Whether you can successfully fire your boss depends on who and what your organization values and why. It depends on the culture your organization has developed and how it values employees. Additional variables include what you and your boss bring to the table. Right or wrong, he or she is, after all, the boss for reasons, and is probably in a stronger position than you are.
Employers have fired the boss when employees made known to senior managers the extent of the problem, the treatment, and the damage.

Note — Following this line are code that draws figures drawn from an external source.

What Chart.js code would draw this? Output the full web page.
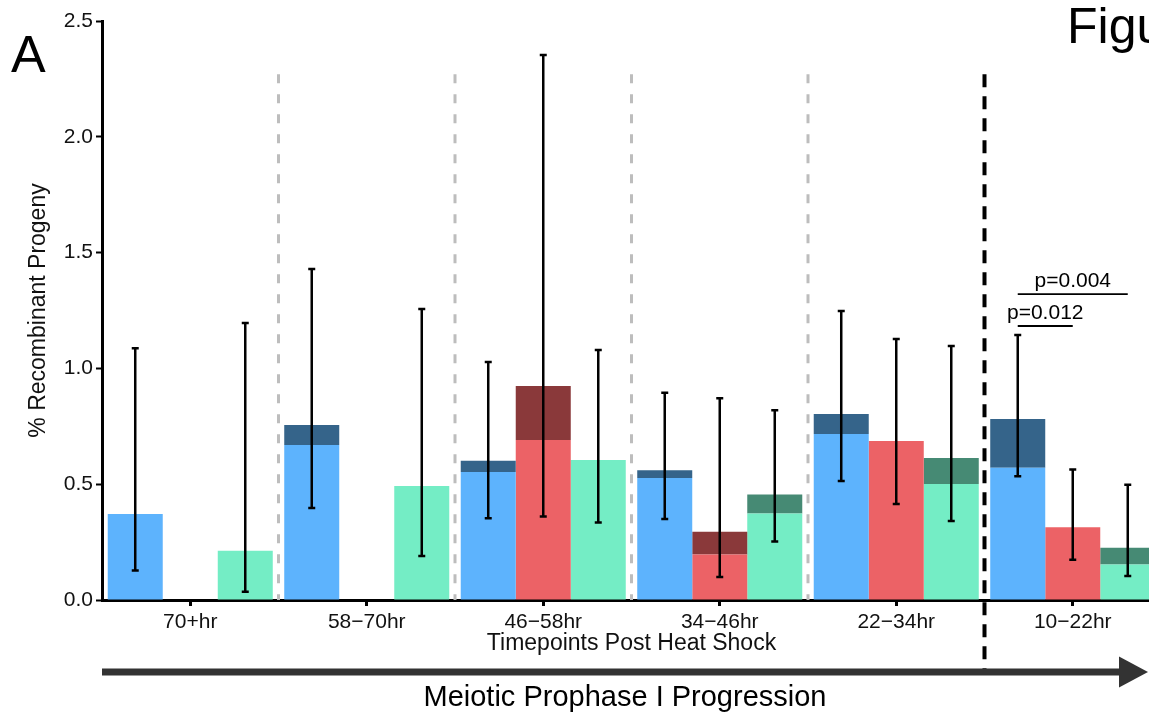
<!DOCTYPE html>
<html>
<head>
<meta charset="utf-8">
<script src="https://cdn.jsdelivr.net/npm/chart.js@4"></script>
<style>
html, body { margin: 0; padding: 0; background: #fff; overflow: hidden; }
#wrap { position: relative; width: 1161px; height: 712px; }
</style>
</head>
<body>
<div id="wrap"><canvas id="chart"></canvas></div>
<script>
// timepoints, oldest first
const categories = ['70+hr', '58\u221270hr', '46\u221258hr', '34\u221246hr', '22\u221234hr', '10\u221222hr'];

// light part of each bar and full bar height (dark cap = total - base)
const blueBase   = [0.371, 0.669, 0.553, 0.527, 0.717, 0.571];
const blueTotal  = [0.371, 0.756, 0.601, 0.560, 0.803, 0.781];
const redBase    = [null, null, 0.691, 0.196, 0.687, 0.314];
const redTotal   = [null, null, 0.924, 0.295, 0.687, 0.314];
const greenBase  = [0.213, 0.492, 0.605, 0.373, 0.501, 0.153];
const greenTotal = [0.213, 0.492, 0.605, 0.456, 0.613, 0.226];

// error bar ends
const blueLo  = [0.127, 0.397, 0.353, 0.350, 0.514, 0.534];
const blueHi  = [1.087, 1.429, 1.028, 0.895, 1.248, 1.144];
const redLo   = [null, null, 0.360, 0.099, 0.415, 0.174];
const redHi   = [null, null, 2.353, 0.871, 1.127, 0.563];
const greenLo = [0.036, 0.190, 0.335, 0.253, 0.341, 0.104];
const greenHi = [1.196, 1.256, 1.079, 0.819, 1.097, 0.498];

// significance brackets in the last timepoint: [from series, to series, height, label]
const brackets = [
  [0, 1, 1.183, 'p=0.012'],
  [0, 2, 1.321, 'p=0.004']
];
const dividerTop = 2.27;

const cap = (tot, base) => tot.map((t, i) => t == null ? null : +(t - base[i]).toFixed(3));

Chart.defaults.font.family = "'Liberation Sans', Arial, sans-serif";
Chart.defaults.color = '#111';

const errs = [[blueLo, blueHi], [redLo, redHi], [greenLo, greenHi]];
const baseIdx = [0, 2, 4];

const overlay = {
  id: 'overlay',
  beforeDatasetsDraw(chart) {
    const { ctx, scales: { x, y } } = chart;
    ctx.save();
    for (let i = 0; i < categories.length - 1; i++) {
      const sx = (x.getPixelForValue(i) + x.getPixelForValue(i + 1)) / 2;
      const last = i === categories.length - 2;
      ctx.beginPath();
      ctx.strokeStyle = last ? '#000' : '#bdbdbd';
      ctx.lineWidth = last ? 4 : 3;
      ctx.setLineDash(last ? [13, 9] : [9, 11]);
      ctx.moveTo(sx, y.getPixelForValue(dividerTop));
      ctx.lineTo(sx, last ? chart.height - 40 : y.getPixelForValue(0));
      ctx.stroke();
    }
    ctx.restore();
  },
  afterDatasetsDraw(chart) {
    const { ctx, scales: { y } } = chart;
    ctx.save();
    ctx.strokeStyle = '#000';
    errs.forEach(([lo, hi], s) => {
      const meta = chart.getDatasetMeta(baseIdx[s]);
      lo.forEach((v, i) => {
        if (v == null) return;
        const bx = meta.data[i].x;
        const y1 = y.getPixelForValue(v), y2 = y.getPixelForValue(hi[i]);
        ctx.lineWidth = 2.5;
        ctx.beginPath();
        ctx.moveTo(bx, y1); ctx.lineTo(bx, y2);
        ctx.moveTo(bx - 3.5, y1); ctx.lineTo(bx + 3.5, y1);
        ctx.moveTo(bx - 3.5, y2); ctx.lineTo(bx + 3.5, y2);
        ctx.stroke();
      });
    });
    // brackets
    const last = categories.length - 1;
    ctx.lineWidth = 1.8;
    ctx.fillStyle = '#000';
    ctx.font = "21px 'Liberation Sans', Arial, sans-serif";
    ctx.textAlign = 'center';
    ctx.textBaseline = 'alphabetic';
    brackets.forEach(([a, b, h, label]) => {
      const x1 = chart.getDatasetMeta(baseIdx[a]).data[last].x;
      const x2 = chart.getDatasetMeta(baseIdx[b]).data[last].x;
      const by = y.getPixelForValue(h);
      ctx.beginPath();
      ctx.moveTo(x1, by); ctx.lineTo(x2, by);
      ctx.stroke();
      ctx.fillText(label, (x1 + x2) / 2, by - 7);
    });
    ctx.restore();
  },
  afterDraw(chart) {
    const { ctx, chartArea } = chart;
    ctx.save();
    // progression arrow
    const ay = chart.height - 40, tip = 1148;
    ctx.strokeStyle = '#333';
    ctx.fillStyle = '#333';
    ctx.lineWidth = 7;
    ctx.beginPath();
    ctx.moveTo(chartArea.left, ay); ctx.lineTo(tip - 26, ay);
    ctx.stroke();
    ctx.beginPath();
    ctx.moveTo(tip - 29, ay - 15.5); ctx.lineTo(tip, ay); ctx.lineTo(tip - 29, ay + 15.5);
    ctx.closePath(); ctx.fill();
    ctx.fillStyle = '#000';
    ctx.textAlign = 'center';
    ctx.font = "29px 'Liberation Sans', Arial, sans-serif";
    ctx.fillText('Meiotic Prophase I Progression', (chartArea.left + tip) / 2, 706);
    ctx.textAlign = 'left';
    ctx.font = "52px 'Liberation Sans', Arial, sans-serif";
    ctx.fillText('A', 11, 72);
    ctx.font = "50px 'Liberation Sans', Arial, sans-serif";
    ctx.fillText('Figure 1', 1067, 43);
    ctx.restore();
  }
};

new Chart(document.getElementById('chart'), {
  type: 'bar',
  data: {
    labels: categories,
    datasets: [
      { data: blueBase, stack: 'b', backgroundColor: '#5db3fd' },
      { data: cap(blueTotal, blueBase), stack: 'b', backgroundColor: '#35648a' },
      { data: redBase, stack: 'r', backgroundColor: '#ec6266' },
      { data: cap(redTotal, redBase), stack: 'r', backgroundColor: '#8a393a' },
      { data: greenBase, stack: 'g', backgroundColor: '#74edc5' },
      { data: cap(greenTotal, greenBase), stack: 'g', backgroundColor: '#468a74' }
    ].map(d => Object.assign(d, { categoryPercentage: 0.935, barPercentage: 1.0, borderWidth: 0 }))
  },
  options: {
    responsive: true,
    maintainAspectRatio: false,
    animation: false,
    layout: { padding: { top: 21, left: 0, right: 0, bottom: 0 } },
    plugins: { legend: { display: false }, tooltip: { enabled: false } },
    scales: {
      x: {
        afterFit(s) { s.height = 112; },
        grid: { display: true, drawOnChartArea: false, offset: false, tickLength: 6, tickColor: '#000', tickWidth: 3 },
        border: { display: true, color: '#000', width: 3 },
        ticks: { font: { size: 21 }, padding: 4, color: '#111', maxRotation: 0 },
        title: { display: true, text: 'Timepoints Post Heat Shock', font: { size: 23 }, color: '#111', padding: { top: 0, bottom: 55 } }
      },
      y: {
        stacked: true,
        min: 0, max: 2.5,
        afterFit(s) { s.width = 102; },
        grid: { display: true, drawOnChartArea: false, tickLength: 6, tickColor: '#000', tickWidth: 2 },
        border: { display: true, color: '#000', width: 3 },
        ticks: { stepSize: 0.5, font: { size: 21 }, padding: 3, color: '#111', callback: v => v.toFixed(1) },
        title: { display: true, text: '% Recombinant Progeny', font: { size: 23 }, color: '#111', padding: { top: 25, bottom: 0 } }
      }
    }
  },
  plugins: [overlay]
});
</script>
</body>
</html>
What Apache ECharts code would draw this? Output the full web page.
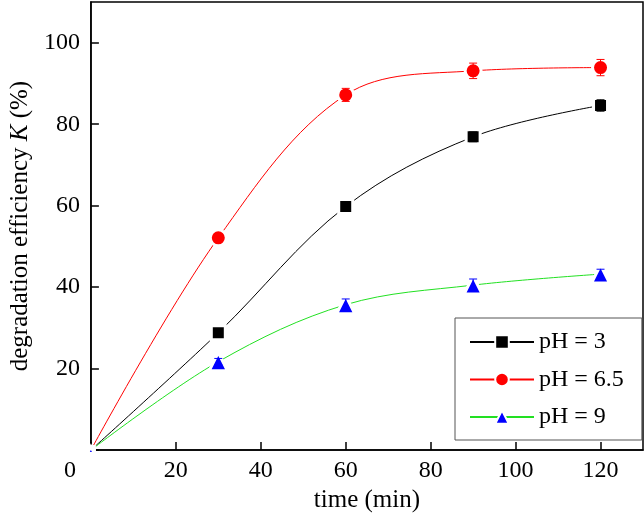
<!DOCTYPE html>
<html><head><meta charset="utf-8">
<script src="https://cdn.jsdelivr.net/npm/echarts@6/dist/echarts.min.js"></script>
<style>html,body{margin:0;padding:0;background:#fff}#c{width:644px;height:518px}</style>
</head><body><div id="c"></div>
<script>
const times = [0, 30, 60, 90, 120];
const seriesNames = ['pH = 3', 'pH = 6.5', 'pH = 9'];
const ph3 = [0, 28.8, 59.8, 76.9, 84.6];
const ph65 = [0, 52.1, 87.2, 93.1, 93.9];
const ph9 = [0, 21.7, 35.7, 40.5, 43.2];
const err3 = [0, 0.9, 1.0, 1.2, 1.4];
const err65 = [0, 0.9, 1.6, 1.9, 2.0];
const err9 = [0, 0.8, 1.4, 1.5, 1.2];
const xTickLabels = ['0', '20', '40', '60', '80', '100', '120'];
const yTickLabels = ['20', '40', '60', '80', '100'];

const FONT = 'Liberation Serif';
const chart = echarts.init(document.getElementById('c'), null, {renderer: 'canvas'});

function lineSeries(name, vals, symbol, lineColor, markColor, size) {
  return {
    type: 'line', name: name,
    data: times.map((t, i) => [t, vals[i]]),
    smooth: 0.35,
    symbol: symbol,
    symbolSize: (v, p) => p.dataIndex === 0 ? 7 : size,
    lineStyle: {color: lineColor, width: 1},
    itemStyle: {color: markColor, borderColor: '#fff', borderWidth: 3},
    z: 3
  };
}
function errSeries(vals, errs, color) {
  return {
    type: 'custom', silent: true, z: 5,
    data: times.map((t, i) => [t, vals[i], errs[i]]).filter(d => d[2] > 0),
    renderItem: function (params, api) {
      const x = api.value(0), y = api.value(1), e = api.value(2);
      const top = api.coord([x, y + e]);
      const bot = api.coord([x, y - e]);
      const hw = 4;
      const st = {stroke: color, lineWidth: 1};
      return {type: 'group', children: [
        {type: 'line', shape: {x1: top[0], y1: top[1], x2: bot[0], y2: bot[1]}, style: st},
        {type: 'line', shape: {x1: top[0] - hw, y1: top[1], x2: top[0] + hw, y2: top[1]}, style: st},
        {type: 'line', shape: {x1: bot[0] - hw, y1: bot[1], x2: bot[0] + hw, y2: bot[1]}, style: st}
      ]};
    }
  };
}

const option = {
  backgroundColor: '#fff',
  animation: false,
  grid: {left: 85, right: 1, top: 2, bottom: 62.5, show: true, borderColor: '#000', borderWidth: 1.5},
  legend: {
    data: seriesNames,
    orient: 'vertical', left: 455, top: 318,
    padding: [12, 18, 11, 14],
    itemWidth: 64, itemHeight: 17, itemGap: 13.5,
    borderColor: '#555', borderWidth: 1,
    textStyle: {fontFamily: FONT, fontSize: 24, color: '#000', lineHeight: 24}
  },
  xAxis: {
    type: 'value', min: 0, max: 130, interval: 20,
    name: 'time (min)', nameLocation: 'middle', nameGap: 36,
    nameTextStyle: {fontFamily: FONT, fontSize: 25, color: '#000'},
    axisLine: {lineStyle: {color: '#000', width: 1.5}},
    axisTick: {inside: true, length: 8, lineStyle: {color: '#000', width: 1.5}},
    splitLine: {show: false},
    axisLabel: {
      fontFamily: FONT, fontSize: 24, color: '#000', margin: 9, showMaxLabel: false,
      formatter: v => { const s = String(v); if (v === 0) return '{z|0}'; return xTickLabels.indexOf(s) >= 0 ? s : ''; },
      rich: {z: {fontFamily: FONT, fontSize: 24, color: '#000', padding: [0, 42, 0, 0]}}
    }
  },
  yAxis: {
    type: 'value', min: 0, max: 110, interval: 20,
    name: '{a|degradation efficiency }{k|K}{a| (%)}', nameLocation: 'middle', nameGap: 52, nameRotate: 90,
    nameTextStyle: {rich: {
      a: {fontFamily: FONT, fontSize: 25, color: '#000'},
      k: {fontFamily: FONT, fontSize: 25, color: '#000', fontStyle: 'italic'}
    }},
    axisLine: {lineStyle: {color: '#000', width: 1.5}},
    axisTick: {inside: true, length: 8, lineStyle: {color: '#000', width: 1.5}},
    splitLine: {show: false},
    axisLabel: {
      fontFamily: FONT, fontSize: 24, color: '#000', margin: 11, showMaxLabel: false,
      formatter: v => { const s = String(v); return yTickLabels.indexOf(s) >= 0 ? s : ''; }
    }
  },
  series: [
    lineSeries(seriesNames[0], ph3, 'rect', '#000000', '#000000', 14),
    lineSeries(seriesNames[1], ph65, 'circle', '#ff0000', '#ff0000', 16),
    lineSeries(seriesNames[2], ph9, 'triangle', '#22e022', '#0000ff', 18),
    errSeries(ph3, err3, '#000000'),
    errSeries(ph65, err65, '#ff0000'),
    errSeries(ph9, err9, '#0000ff')
  ]
};
chart.setOption(option);
</script>
</body></html>
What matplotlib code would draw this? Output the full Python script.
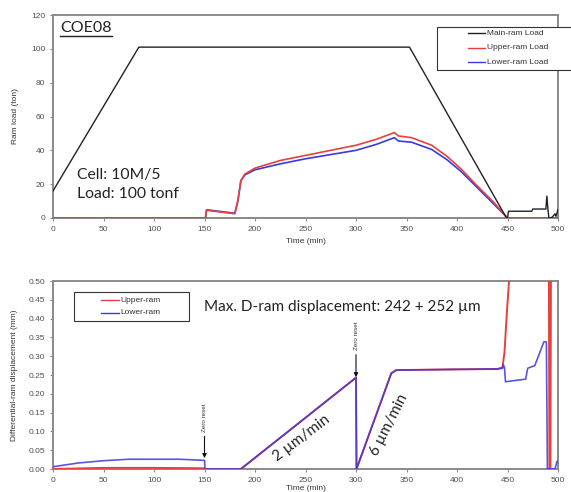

But, realistically, your company has to care about employees, and desire to create a particular environment for employees, to take action quickly to resolve the bad boss problem.
In most cases, even if the company believes you and takes action, the company will have a disciplinary policy and process that they must follow to remove the bad boss.
So, the process will take time and you will experience harassment and retaliation unless your senior managers and HR have put the manager on notice that they will tolerate neither.